The percent of eMyHC- and SA- positive cells were measured using the muscle analysis software, QuantiMus, and its associated pipeline as previously described (Kastenschmidt et al., 2019). Briefly, laminin-stained images of entire muscle quadriceps were loaded into the QuantiMus software to generate a binary image. QuanitiMus’ machine learning algorithms were used to accurately define and classify each myofiber. Single-channel images of eMyHC- and SA-stained cross-sections were overlaid onto the classified image, and thresholded to define the positive fibers. The percent of total fibers positive was defined as the number of eMyHC- or SA-positive fibers divided by the total number of fibers detected and multiplied by 100%.
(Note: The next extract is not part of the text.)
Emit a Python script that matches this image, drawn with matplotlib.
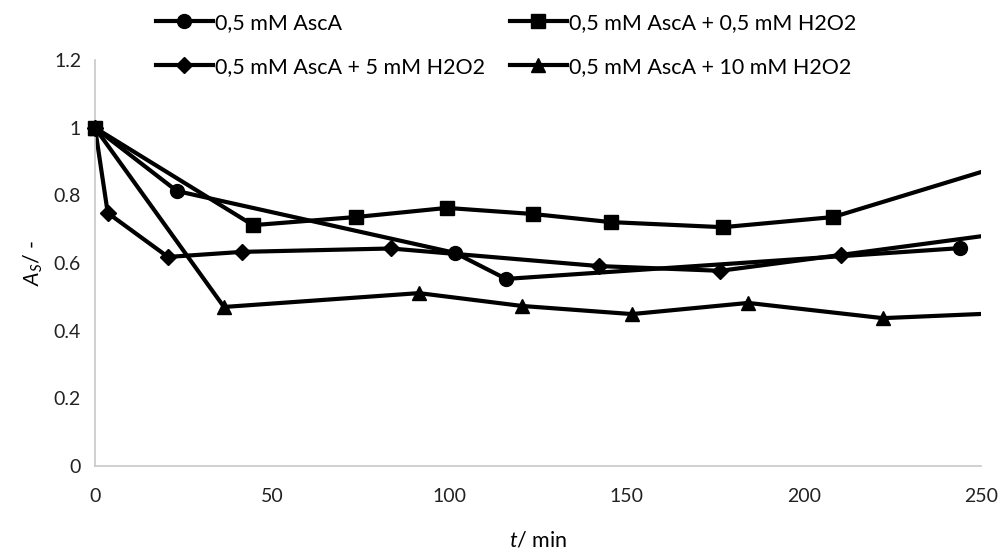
import matplotlib
matplotlib.use("Agg")
import matplotlib.pyplot as plt
from matplotlib.ticker import FuncFormatter
from matplotlib.lines import Line2D

plt.rcParams['font.family'] = ['Lato', 'DejaVu Sans']
plt.rcParams['mathtext.fontset'] = 'custom'
plt.rcParams['mathtext.rm'] = 'Lato'
plt.rcParams['mathtext.it'] = 'Lato:italic'

# Data
t_asca = [0, 23.1, 101.6, 116, 244]
a_asca = [1.0, 0.813, 0.63, 0.553, 0.644]

t_h05 = [0, 44.6, 73.6, 99.3, 123.6, 145.6, 177.2, 208.3, 265]
a_h05 = [1.0, 0.712, 0.736, 0.763, 0.745, 0.721, 0.706, 0.736, 0.917]

t_h5 = [0, 3.6, 20.6, 41.5, 83.5, 142.2, 176.4, 210.5, 265]
a_h5 = [1.0, 0.748, 0.618, 0.633, 0.643, 0.591, 0.577, 0.624, 0.70]

t_h10 = [0, 36.4, 91.4, 120.5, 151.5, 184.3, 222.3, 265]
a_h10 = [1.0, 0.47, 0.511, 0.473, 0.449, 0.482, 0.437, 0.456]

labels = ['0,5 mM AscA', '0,5 mM AscA + 0,5 mM H2O2',
          '0,5 mM AscA + 5 mM H2O2', '0,5 mM AscA + 10 mM H2O2']
x_ticks = [0, 50, 100, 150, 200, 250]
y_ticks = [0, 0.2, 0.4, 0.6, 0.8, 1.0, 1.2]
X_MAX = 250

fig = plt.figure(figsize=(10, 5.52), dpi=100)
ax = fig.add_axes([0.095, 0.156, 0.886, 0.735])

lw = 3.0
series = [
    (t_asca, a_asca, 'o', 10),
    (t_h10, a_h10, '^', 10),
    (t_h5, a_h5, 'D', 8),
    (t_h05, a_h05, 's', 10),
]
handles = {}
for ts, ys, mk, ms in series:
    ax.plot(ts, ys, color='black', lw=lw, solid_joinstyle='miter')
    idx = [i for i, t in enumerate(ts) if t <= X_MAX]
    ax.plot(ts, ys, ls='none', marker=mk, ms=ms, color='black',
            markevery=idx, clip_on=False, zorder=3)
    handles[mk] = Line2D([], [], color='black', lw=lw, marker=mk, ms=ms)

ax.set_xlim(0, X_MAX)
ax.set_ylim(0, 1.2)
ax.set_xticks(x_ticks)
ax.set_yticks(y_ticks)
ax.yaxis.set_major_formatter(FuncFormatter(lambda v, p: f"{v:g}"))
ax.tick_params(length=0, labelsize=14, colors='#222222', pad=10)
ax.tick_params(axis='x', pad=16)
for s in ['top', 'right']:
    ax.spines[s].set_visible(False)
for s in ['left', 'bottom']:
    ax.spines[s].set_color('#c8c8c8')
    ax.spines[s].set_linewidth(1.2)

ax.set_xlabel(r'$\mathit{t}$/ min', fontsize=15.5, labelpad=18)
ax.set_ylabel(r'$\mathit{A}_{\mathit{S}}$/ -', fontsize=15.5, labelpad=6)

fig.legend([handles['o'], handles['D'], handles['s'], handles['^']],
           [labels[0], labels[2], labels[1], labels[3]],
           ncol=2, loc='upper left', bbox_to_anchor=(0.143, 1.0),
           frameon=False, fontsize=15.5, handlelength=2.65, handletextpad=0.1,
           labelspacing=1.1, columnspacing=1.15, borderaxespad=0.2)

fig.savefig('out.png', dpi=100)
QUANTIFICATION AND STATISTICAL ANALYSIS

Statistical parameters including the exact value of n and statistical significance are reported in the figures and their associated legends. Results were analyzed using an unpaired t test with Welch’s correction or a one-way ANOVA with Bonferroni correction where indicated. Calculations were performed in Graphpad prism. Asterisks indicate statistical significance (*, p < 0.05; **, p < 0.01; ***, p < 0.001, ****, p < 0.0001). Data displayed as bar graphs represents the mean ± SEM. Lines in scatterplots represent the mean of the data.